Around the world, cities are becoming smarter thanks to sensors providing wide-ranging data on everything from traffic movements and street lights to energy consumption and pollution.
The potential of this ‘big data’ to improve community quality of life while making essential infrastructure more efficient and sustainable is overcoming lingering fears about the costs of smart city solutions, according to Black & Veatch.
The engineering consultancy’s latest report, 2018 Strategic Directions: Smart Cities & Utilities, says that “bold advances” in data analytics, electric transportation and next-generation communications systems will propel smart city development. And creative financing strategies are challenging the notion that these projects require massive upfront investments.

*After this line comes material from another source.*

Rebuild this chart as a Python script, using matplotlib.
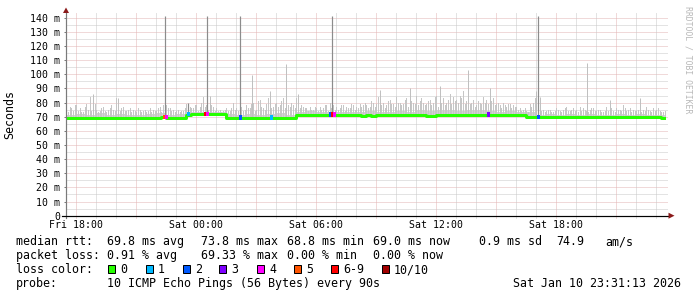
import matplotlib
matplotlib.use("Agg")
import matplotlib.pyplot as plt
from matplotlib.patches import Rectangle, Polygon
from matplotlib.lines import Line2D

# ---------------- data ----------------
# time axis: hours since Fri 17:31:13 (graph spans 30 h, ends Sat 23:31:13)
span_hours = 30.0
first_full_hour_offset = 0.4797      # Fri 18:00
first_full_hour_clock = 18
time_labels = ["Fri 18:00", "Sat 00:00", "Sat 06:00", "Sat 12:00", "Sat 18:00"]

# median RTT (ms), 15-minute bins
median_ms = [
    69.3, 69.3, 69.2, 69.3, 69.4, 69.3, 69.3, 69.2, 69.3, 69.3,
    69.3, 69.4, 69.3, 69.2, 69.3, 69.3, 69.3, 69.3, 69.4, 69.5,
    69.4, 69.3, 69.3, 69.4, 71.5, 71.6, 71.7, 71.6, 71.6, 71.7,
    71.6, 71.6, 69.3, 69.2, 69.2, 69.3, 69.2, 69.2, 69.3, 69.2,
    69.2, 69.3, 69.2, 69.2, 69.3, 69.2, 71.3, 71.4, 71.3, 71.3,
    71.4, 71.3, 71.3, 71.4, 71.3, 71.4, 71.3, 71.3, 70.9, 70.8,
    70.9, 70.8, 71.3, 71.4, 71.3, 71.3, 71.4, 71.3, 71.3, 71.4,
    71.3, 70.9, 70.8, 70.8, 70.9, 71.3, 71.4, 71.3, 71.3, 71.4,
    71.3, 71.4, 71.3, 71.3, 71.4, 71.3, 71.3, 71.4, 71.3, 71.4,
    71.3, 71.3, 69.6, 69.5, 69.5, 69.6, 69.5, 69.5, 69.6, 69.5,
    69.5, 69.6, 69.5, 69.5, 69.6, 69.5, 69.5, 69.6, 69.5, 69.5,
    69.6, 69.5, 69.5, 69.6, 69.5, 69.5, 69.6, 69.5, 69.5, 69.4,
]

# max ping per 10-minute bin (ms): thin smoke columns (first half of each bin)
smoke_top_a_ms = [
    75, 77, 74, 78, 76, 73, 79, 84, 76,
    75, 74, 77, 73, 76, 75, 83, 74, 77,
    74, 76, 75, 73, 75, 74, 73, 76, 75,
    74, 77, 78, 78, 76, 75, 74, 73, 74,
    79, 77, 76, 78, 77, 84, 78, 76, 77,
    76, 75, 74, 76, 74, 80, 76, 75, 74,
    78, 76, 80, 75, 82, 76, 79, 84, 77,
    80, 78, 83, 79, 77, 78, 83, 76, 77,
    76, 77, 75, 76, 77, 76, 78, 80, 78,
    77, 76, 78, 77, 76, 78, 77, 79, 78,
    78, 77, 80, 79, 83, 80, 78, 82, 79,
    84, 80, 79, 83, 78, 80, 85, 81, 80,
    79, 82, 80, 85, 79, 83, 80, 86, 84,
    82, 85, 88, 81, 79, 82, 78, 80, 84,
    82, 80, 83, 79, 78, 80, 77, 79, 78,
    77, 76, 75, 74, 79, 80, 78, 76, 75,
    74, 75, 73, 76, 74, 75, 77, 74, 76,
    75, 77, 76, 74, 75, 76, 74, 75, 73,
    77, 75, 74, 76, 75, 78, 74, 76, 75,
    74, 76, 75, 77, 74, 76, 75, 74, 73,
]

# max ping per 10-minute bin (ms): second half of each bin
smoke_top_b_ms = [
    73, 76, 78, 74, 73, 77, 75, 74, 79,
    73, 76, 74, 75, 78, 74, 73, 76, 74,
    75, 73, 74, 76, 73, 75, 74, 73, 74,
    76, 73, 75, 76, 74, 73, 75, 74, 76,
    75, 76, 78, 74, 80, 77, 75, 78, 74,
    74, 73, 75, 74, 76, 75, 74, 77, 75,
    76, 79, 74, 81, 77, 75, 83, 76, 79,
    77, 81, 76, 78, 80, 76, 75, 78, 76,
    74, 75, 77, 74, 75, 78, 74, 76, 75,
    75, 78, 74, 76, 79, 75, 76, 77, 80,
    76, 81, 77, 84, 78, 76, 81, 79, 77,
    80, 78, 82, 77, 81, 79, 78, 83, 78,
    81, 78, 84, 77, 80, 78, 82, 79, 81,
    80, 83, 79, 84, 80, 77, 81, 79, 80,
    79, 81, 78, 80, 76, 78, 79, 76, 77,
    75, 74, 76, 73, 77, 83, 76, 74, 73,
    75, 73, 74, 75, 73, 76, 74, 75, 74,
    73, 74, 75, 73, 76, 74, 75, 73, 74,
    74, 76, 73, 75, 74, 76, 75, 73, 74,
    75, 73, 74, 75, 73, 74, 76, 73, 74,
]

# upper edge of the dense smoke band (ms), 30-minute bins
smoke_band_ms = [
    71.5, 72.0, 71.5, 72.5, 71.5, 72.0, 71.5, 71.5, 72.0, 72.5,
    71.5, 72.0, 73.5, 73.0, 73.5, 73.0, 72.0, 71.5, 72.0, 71.5,
    72.0, 72.5, 71.5, 73.5, 74.0, 73.5, 73.0, 73.5, 73.0, 73.5,
    74.0, 73.5, 73.0, 74.0, 73.5, 74.5, 74.0, 75.0, 74.5, 74.0,
    74.5, 75.0, 74.0, 73.5, 74.0, 73.0, 73.5, 71.5, 72.0, 71.5,
    72.0, 71.5, 72.0, 71.5, 71.5, 72.0, 71.5, 72.0, 71.5, 71.5,
]

# isolated narrow spikes: time (h) and top (ms)
spike_hours = [4.95, 7.05, 8.70, 13.30, 23.60,
               9.30, 11.00, 20.10, 26.05, 1.35, 2.60, 7.20, 10.20,
               11.60, 15.70, 17.20, 18.70, 21.20, 27.20, 28.70,
               6.10, 23.50, 23.70]
spike_ms = [145, 145, 145, 145, 145,
            99.5, 107, 103, 108, 86, 83, 85, 88,
            86, 89, 90, 92, 90, 82, 83,
            80, 88, 84]
spike_dark = [True] * 5 + [False] * 15 + [True, False, False]

# packet-loss marks on the median line: time (h), loss class index
loss_hours = [4.90, 5.00, 6.10, 6.95, 7.05, 8.70, 10.25, 13.20, 13.30, 13.40, 21.10, 23.60]
loss_class = [5, 4, 1, 6, 4, 2, 1, 2, 6, 4, 3, 2]

loss_labels = ["0", "1", "2", "3", "4", "5", "6-9", "10/10"]
loss_colors = ["#26ff00", "#00b8ff", "#0059ff", "#7e00ff", "#ff00ff",
               "#ff5500", "#ff0000", "#a10000"]

y_ticks = [0, 10, 20, 30, 40, 50, 60, 70, 80, 90, 100, 110, 120, 130, 140]

rtt_stats = [69.8, 73.8, 68.8, 69.0]
rtt_sd = 0.9
rtt_ams = 74.9
loss_stats = [0.91, 69.33, 0.00, 0.00]
probe_text = "10 ICMP Echo Pings (56 Bytes) every 90s"
stamp_text = "Sat Jan 10 23:31:13 2026"

# ---------------- figure ----------------
W, H = 697, 297
fig = plt.figure(figsize=(W / 100, H / 100), dpi=100)
fig.patch.set_facecolor("white")


def fx(px):
    return px / W


def fy(py):
    return 1 - py / H


X0, X1 = 66, 666
Y0, Y1 = 215.7, 15.7
YMAX = (Y0 - Y1) / 1.414
ax = fig.add_axes([fx(X0), fy(Y0), (X1 - X0) / W, (Y0 - Y1) / H])
ax.set_xlim(0, span_hours)
ax.set_ylim(0, YMAX)
ax.set_facecolor("white")
for s in ax.spines.values():
    s.set_visible(False)

MONO = "DejaVu Sans Mono"
PX = 0.72  # one pixel in points
HPX = span_hours / (X1 - X0)  # hours per pixel

# grid (drawn slightly beyond the plot)
gx_end = span_hours + 2 * HPX
for v in range(5, 141, 5):
    col = "#e3b4b4" if v % 10 == 0 else "#c8c8c8"
    ax.add_line(Line2D([0, gx_end], [v, v], color=col, lw=PX,
                       linestyle=(0, (1, 1)), zorder=0, clip_on=False))
k = 0
while first_full_hour_offset + k < span_hours + 0.05:
    h = first_full_hour_offset + k
    clock = (first_full_hour_clock + k) % 24
    col = "#e3b4b4" if clock % 3 == 0 else "#c8c8c8"
    ax.add_line(Line2D([h, h], [-1.5, YMAX + 2], color=col, lw=PX,
                       linestyle=(0, (1, 1)), zorder=0, clip_on=False))
    k += 1

# smoke
nb_med = len(median_ms)
w_med = span_hours / nb_med
nb_top = len(smoke_top_a_ms)
w_top = span_hours / nb_top
nb_band = len(smoke_band_ms)
w_band = span_hours / nb_band


def median_at(h):
    i = min(int(h / w_med), nb_med - 1)
    return median_ms[i]


for i, top in enumerate(smoke_band_ms):
    t = i * w_band
    base = median_at(t + w_band / 2) - 0.8
    ax.bar(t, top - base, bottom=base, width=w_band, align="edge",
           color="#d2d2d2", linewidth=0, zorder=2)
for frac, arr in ((0.25, smoke_top_a_ms), (0.75, smoke_top_b_ms)):
    for i, top in enumerate(arr):
        t = (i + frac) * w_top
        base = median_at(t)
        ax.bar(t, top - base, bottom=base, width=1.0 * HPX, align="center",
               color="#c6c6c6", linewidth=0, zorder=2.2)
for h, top, dark in zip(spike_hours, spike_ms, spike_dark):
    base = median_at(h)
    ax.vlines(h, base, min(top, YMAX), colors="#8c8c8c" if dark else "#c0c0c0",
              lw=1.2 * PX if dark else PX, zorder=3 if dark else 2.3)

# median line
xs = [i * w_med for i in range(nb_med)] + [span_hours]
ys = list(median_ms) + [median_ms[-1]]
ax.plot(xs, ys, drawstyle="steps-post", color=loss_colors[0], lw=3 * PX,
        solid_capstyle="butt", zorder=4)

# loss marks
for h, c in zip(loss_hours, loss_class):
    m = median_at(h)
    ax.add_patch(Rectangle((h - 1.5 * HPX, m - 1.3), 3 * HPX, 3.0,
                           facecolor=loss_colors[c], edgecolor="none", zorder=5))

# axes lines and arrows
ax.add_line(Line2D([0, 0], [-2.5 / 1.414, YMAX + 5.5 / 1.414], color="#7a7a7a",
                   lw=PX * 1.2, zorder=6, clip_on=False))
ax.add_line(Line2D([-4 * HPX, span_hours + 3 * HPX], [0, 0], color="black",
                   lw=PX * 1.2, zorder=6, clip_on=False))
fig.patches.append(Polygon([[fx(63), fy(13)], [fx(69), fy(13)], [fx(66), fy(7.5)]],
                           closed=True, transform=fig.transFigure,
                           facecolor="#8b1a1a", edgecolor="none"))
fig.patches.append(Polygon([[fx(668.5), fy(212.7)], [fx(668.5), fy(218.7)], [fx(674.5), fy(215.7)]],
                           closed=True, transform=fig.transFigure,
                           facecolor="#8b1a1a", edgecolor="none"))

# ticks and labels
ax.set_yticks(y_ticks)
ax.set_yticklabels(["0" if v == 0 else f"{v} m" for v in y_ticks])
label_hours = [first_full_hour_offset + 6 * i for i in range(len(time_labels))]
ax.set_xticks(label_hours)
ax.set_xticklabels(time_labels)
ax.tick_params(axis="y", length=2 * 0.72, width=PX, color="#7a7a7a", pad=4 * 0.72,
               labelsize=7.1, labelfontfamily=MONO)
ax.tick_params(axis="x", length=0, pad=4.6 * 0.72, labelsize=7.1, labelfontfamily=MONO)

fig.text(fx(10), fy(114.5), "Seconds", rotation=90, family=MONO, fontsize=8.4,
         ha="center", va="center")
fig.text(fx(688), fy(60), "RRDTOOL / TOBI OETIKER", rotation=-90, family=MONO,
         fontsize=5.9, ha="center", va="center", color="#b8b8b8")

# legend
FS = 8.4


def ftext(x, yb, s):
    fig.text(fx(x), fy(yb), s, family=MONO, fontsize=FS, ha="left", va="baseline")


L1, L2, L3, L4 = 245.2, 259.2, 273.2, 287.2
ftext(16, L1, "median rtt:")
ftext(107.3, L1, f"{rtt_stats[0]:.1f} ms avg")
ftext(200.7, L1, f"{rtt_stats[1]:.1f} ms max")
ftext(287.3, L1, f"{rtt_stats[2]:.1f} ms min")
ftext(372.7, L1, f"{rtt_stats[3]:.1f} ms now")
ftext(479.3, L1, f"{rtt_sd:.1f} ms sd")
ftext(556.3, L1, f"{rtt_ams:.1f}")
ftext(605.7, L1, "am/s")

ftext(16, L2, "packet loss:")
ftext(107.3, L2, f"{loss_stats[0]:.2f} % avg")
ftext(200.7, L2, f"{loss_stats[1]:.2f} % max")
ftext(287.3, L2, f"{loss_stats[2]:.2f} % min")
ftext(372.7, L2, f"{loss_stats[3]:.2f} % now")

ftext(16, L3, "loss color:")
box_x = [108.3, 145.7, 182.7, 219.3, 256.7, 294.0, 330.7, 381.7]
for bx, lab, col in zip(box_x, loss_labels, loss_colors):
    fig.patches.append(Rectangle((fx(bx), fy(272.5)), 7 / W, 7.2 / H,
                                 transform=fig.transFigure, facecolor=col,
                                 edgecolor="black", lw=PX))
    ftext(bx + 12.3, L3, lab)

ftext(16, L4, "probe:")
ftext(107.3, L4, probe_text)
ftext(513.3, L4, stamp_text)

fig.savefig("out.png", dpi=100, facecolor="white")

“2017 marked an inflection point for smart city initiatives,” said Fred Ellermeier, vice president and managing director of Black & Veatch’s Connected Communities business.
“Data-driven infrastructure pilot programmes continue to demonstrate success while the path for EVs became dramatically clearer. The long-term benefits of a master plan that can account for the way all systems — power, water, transportation, public safety and the communication overlay — work together are undeniable.”

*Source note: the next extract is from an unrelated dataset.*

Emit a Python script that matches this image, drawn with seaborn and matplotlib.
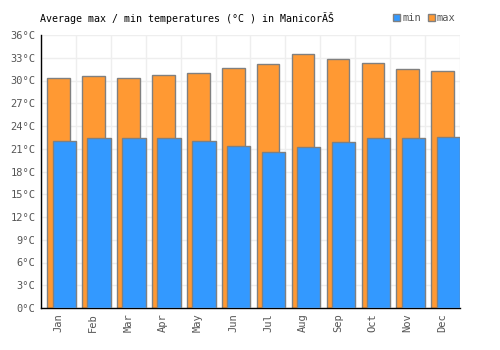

Smart cities still face obstacles, including budget constraints — cited by nearly two-thirds of municipalities. Other barriers include the handling of data: data collection systems are returning information, but cities and utilities struggle to deal with the management, analysis and security of the huge amount of data produced by Internet of Things (IoT) devices and other smart project resources.
“Moving smart city initiatives to the next level will not be easy, especially as community and utility leaders continue to confront a sceptical public,” commented John Chevrette, president of Black & Veatch’s management consulting business. “With planning, support and understanding, combined with vision and collaboration, cities and utilities can achieve their smart city initiatives and ensure a more resilient, sustainable future.”